Et puis griotte, ça attire non ? Gustativement, déjà ça parle.

Détail du marbre griotte (brut)

Il s'agit du marbre griotte du Mont Coronat, carrières situées sur la commune de Serdinya, 66

Renseignements pris sur internet, carte à l'appui, me voici partie pour une rando que j'imagine relax, destinée à me reposer des hauts sommets, des efforts physiques et de la montagne. Là je me cantonnerai à près de 1700 m, du repos, évidemment....Croyais-je...

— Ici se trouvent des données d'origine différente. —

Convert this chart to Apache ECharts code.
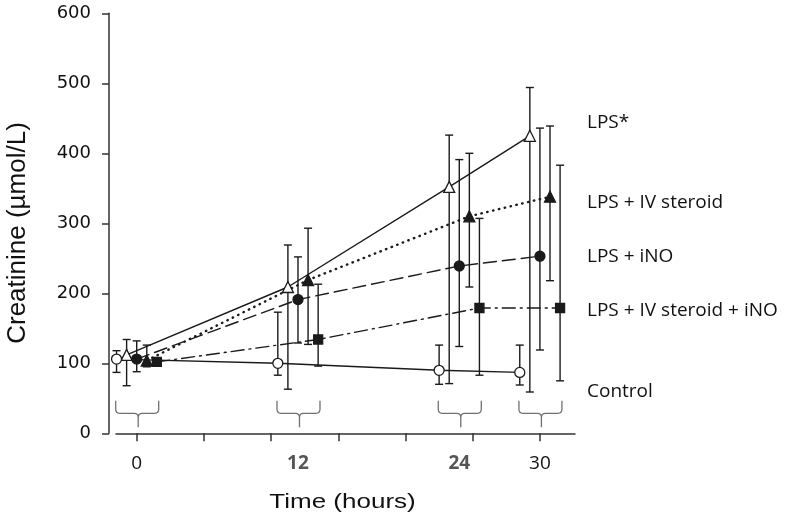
<!DOCTYPE html>
<html>
<head>
<meta charset="utf-8">
<script src="https://cdn.jsdelivr.net/npm/echarts@6/dist/echarts.min.js"></script>
<style>html,body{margin:0;padding:0;background:#fff}#c{width:786px;height:527px}</style>
</head>
<body>
<div id="c"></div>
<script>
// ---- data ----
const times = [0, 12, 24, 30];
const xTickValues = [0, 5, 10, 15, 20, 25, 30];
const xLabelValues = [0, 12, 24, 30];

const seriesNames = ['LPS*', 'LPS + IV steroid', 'LPS + iNO', 'LPS + IV steroid + iNO', 'Control'];

const lpsMean = [112, 209, 352, 425];
const lpsLow  = [68, 63, 71, 59];
const lpsHigh = [134, 269, 426, 494];

const steroidMean = [104, 219, 310, 338];
const steroidLow  = [95, 127, 209, 218];
const steroidHigh = [126, 293, 400, 439];

const inoMean = [106, 191, 239, 253];
const inoLow  = [88, 129, 124, 119];
const inoHigh = [132, 252, 391, 436];

const bothMean = [102, 134, 179, 179];
const bothLow  = [99, 96, 83, 75];
const bothHigh = [105, 213, 307, 383];

const controlMean = [106, 100, 90, 87];
const controlLow  = [87, 83, 70, 69];
const controlHigh = [118, 173, 126, 126];

// ---- styles (dodge within each time group, symbols, dashes) ----
const INK = '#1a1a1a';
const groups = [
  {name: seriesNames[0], mean: lpsMean, low: lpsLow, high: lpsHigh, dodge: -0.75, symbol: 'triangle', size: 11, fill: '#fff', dash: 'solid', width: 1.4},
  {name: seriesNames[1], mean: steroidMean, low: steroidLow, high: steroidHigh, dodge: 0.75, symbol: 'triangle', size: 11, fill: INK, dash: [0.5, 5.5], width: 2.4},
  {name: seriesNames[2], mean: inoMean, low: inoLow, high: inoHigh, dodge: 0, symbol: 'circle', size: 10, fill: INK, dash: [13, 6], width: 1.4},
  {name: seriesNames[3], mean: bothMean, low: bothLow, high: bothHigh, dodge: 1.5, symbol: 'rect', size: 9, fill: INK, dash: [13, 5, 2, 5], width: 1.4},
  {name: seriesNames[4], mean: controlMean, low: controlLow, high: controlHigh, dodge: -1.5, symbol: 'circle', size: 10, fill: '#fff', dash: 'solid', width: 1.4}
];

const series = [];

// braces under each time group
series.push({
  type: 'custom',
  silent: true,
  z: 1,
  data: times.map(t => [t]),
  renderItem: function (params, api) {
    const p = api.coord([api.value(0), 0]);
    const cx = p[0] + 1.5, L = p[0] - 21, R = p[0] + 22;
    const top = p[1] - 32.6, hy = p[1] - 20, bot = p[1] - 6, r = 4;
    const d = 'M' + L + ' ' + top + ' L' + L + ' ' + (hy - r) + ' Q' + L + ' ' + hy + ' ' + (L + r) + ' ' + hy +
      ' L' + (cx - r) + ' ' + hy + ' Q' + cx + ' ' + hy + ' ' + cx + ' ' + (hy + r) + ' L' + cx + ' ' + bot +
      ' M' + R + ' ' + top + ' L' + R + ' ' + (hy - r) + ' Q' + R + ' ' + hy + ' ' + (R - r) + ' ' + hy +
      ' L' + (cx + r) + ' ' + hy + ' Q' + cx + ' ' + hy + ' ' + cx + ' ' + (hy + r);
    return {type: 'path', shape: {pathData: d}, style: {fill: null, stroke: '#707070', lineWidth: 1.3}};
  }
});

groups.forEach(g => {
  // error bars
  series.push({
    type: 'custom',
    silent: true,
    z: 2,
    data: times.map((t, i) => [t + g.dodge, g.low[i], g.high[i]]),
    renderItem: function (params, api) {
      const a = api.coord([api.value(0), api.value(1)]);
      const b = api.coord([api.value(0), api.value(2)]);
      const w = 4;
      const st = {stroke: INK, lineWidth: 1.4};
      return {type: 'group', children: [
        {type: 'line', shape: {x1: a[0], y1: a[1], x2: b[0], y2: b[1]}, style: st},
        {type: 'line', shape: {x1: a[0] - w, y1: a[1], x2: a[0] + w, y2: a[1]}, style: st},
        {type: 'line', shape: {x1: b[0] - w, y1: b[1], x2: b[0] + w, y2: b[1]}, style: st}
      ]};
    }
  });
  // mean line with markers
  series.push({
    name: g.name,
    type: 'line',
    z: 3,
    data: times.map((t, i) => [t + g.dodge, g.mean[i]]),
    symbol: g.symbol,
    symbolSize: g.size,
    showAllSymbol: true,
    lineStyle: {color: INK, width: g.width, type: g.dash, cap: 'round'},
    itemStyle: {color: g.fill, borderColor: INK, borderWidth: 1.3},
    emphasis: {disabled: true}
  });
});

const chart = echarts.init(document.getElementById('c'), null, {renderer: 'canvas'});
chart.setOption({
  animation: false,
  grid: {left: 116, right: 211, top: 13.3, bottom: 93.7},
  xAxis: {
    type: 'value', min: -1.54, max: 32.61,
    splitLine: {show: false},
    axisLine: {show: true, onZero: false, lineStyle: {color: '#333', width: 1.5}},
    axisTick: {show: true, length: 8, customValues: xTickValues, lineStyle: {color: '#333', width: 1.5}},
    axisLabel: {
      customValues: xLabelValues, margin: 21,
      formatter: v => (v === 12 || v === 24) ? '{b|' + v + '}' : '{n|' + v + '}',
      rich: {
        n: {fontFamily: 'Open Sans', fontSize: 19, color: '#111'},
        b: {fontFamily: 'Open Sans', fontSize: 19, fontWeight: 'bold', color: '#555'}
      }
    }
  },
  yAxis: {
    type: 'value', min: 0, max: 600, interval: 100, offset: 7,
    splitLine: {show: false},
    axisLine: {show: true, onZero: false, lineStyle: {color: '#333', width: 1.5}},
    axisTick: {show: true, length: 7, lineStyle: {color: '#333', width: 1.5}},
    axisLabel: {margin: 18, fontFamily: 'DejaVu Sans', fontSize: 18, color: '#111'}
  },
  graphic: [
    {type: 'text', x: 342.5, y: 502, scaleX: 1.3, style: {text: 'Time (hours)', font: '20px "Liberation Sans"', fill: '#111', textAlign: 'center', textVerticalAlign: 'middle'}},
    {type: 'text', x: 18, y: 233, rotation: Math.PI / 2, style: {text: 'Creatinine (µmol/L)', font: '26px "Liberation Sans"', fill: '#111', textAlign: 'center', textVerticalAlign: 'middle'}},
    {type: 'text', x: 587, y: 123, style: {text: seriesNames[0], font: '19px "Open Sans"', fill: '#111', textVerticalAlign: 'middle'}},
    {type: 'text', x: 587, y: 203, style: {text: seriesNames[1], font: '19px "Open Sans"', fill: '#111', textVerticalAlign: 'middle'}},
    {type: 'text', x: 587, y: 257, style: {text: seriesNames[2], font: '19px "Open Sans"', fill: '#111', textVerticalAlign: 'middle'}},
    {type: 'text', x: 587, y: 311, style: {text: seriesNames[3], font: '19px "Open Sans"', fill: '#111', textVerticalAlign: 'middle'}},
    {type: 'text', x: 587, y: 392, style: {text: seriesNames[4], font: '19px "Open Sans"', fill: '#111', textVerticalAlign: 'middle'}}
  ],
  series: series
});
</script>
</body>
</html>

Samedi, je m'installe à Jujols un remarquable petit village où on ne passe pas, on y va, c'est un terminus, on n'entre même pas dans le village. Tout vaut par le somptueux décor, face au Massif du Canigou, le pic en lui même et ses amis bien alignés, prolongés par le Coma Mitjana, le Malaza, le Cambre d' Ase, mes "copains" en somme, que je regarde depuis mon lieu de détente. A bonne distance. Jujols un village de charme avec sa petite église du XI eme, époustouflante .

Eglise St Julien  Ste Baselisse XI eme

Dimanche matin, après 11 h de sommeil face au Canigou, porte ouverte sur une nuit noire et étoilée, je prends le départ à 7 h 35.
Ce sera une randonnée magnifique, que je n'imaginais même pas aussi plaisante. Monter aux carrières est un long trajet, ma carte est vieillotte, mon sens de l'orientation est bien meilleur.  Et me remettra sur le bon chemin après une erreur de parcours.

Sur le sentier, paysage magnifique

D'abord, une fois traversé le village et sous la protection de la Ste Famille au dessus du bassin, le sentier me conduit dans des sous bois de chênes verts qui masquent l'ancienne vie agricole du village : parcelles (feixes) en terrasses, murettes de schiste noir, un bassin de captage des eaux, aujourd'hui comblé, des rigoles d'arrosage, c'est la vie agricole vivrière de toute une commune qui s'étage à flanc de rivière et de montagne. Cela me rappelle ma petite enfance dans un village au pied d'une autre montagne. Puis, dans le lit élargi d'une rivière, les hommes avaient construit des murs pour créer des parcelles qu'arrosait la rivière. Système en vigueur dans les pays secs.
Le sentier et les murs des anciennes "feixes" cultivées




Le sentier monte gaillardement dans les chênes verts et genévriers, mais une montée régulière et pas pénible, faite par les travailleurs d'antan, par eux et pour eux, donc à l'économie.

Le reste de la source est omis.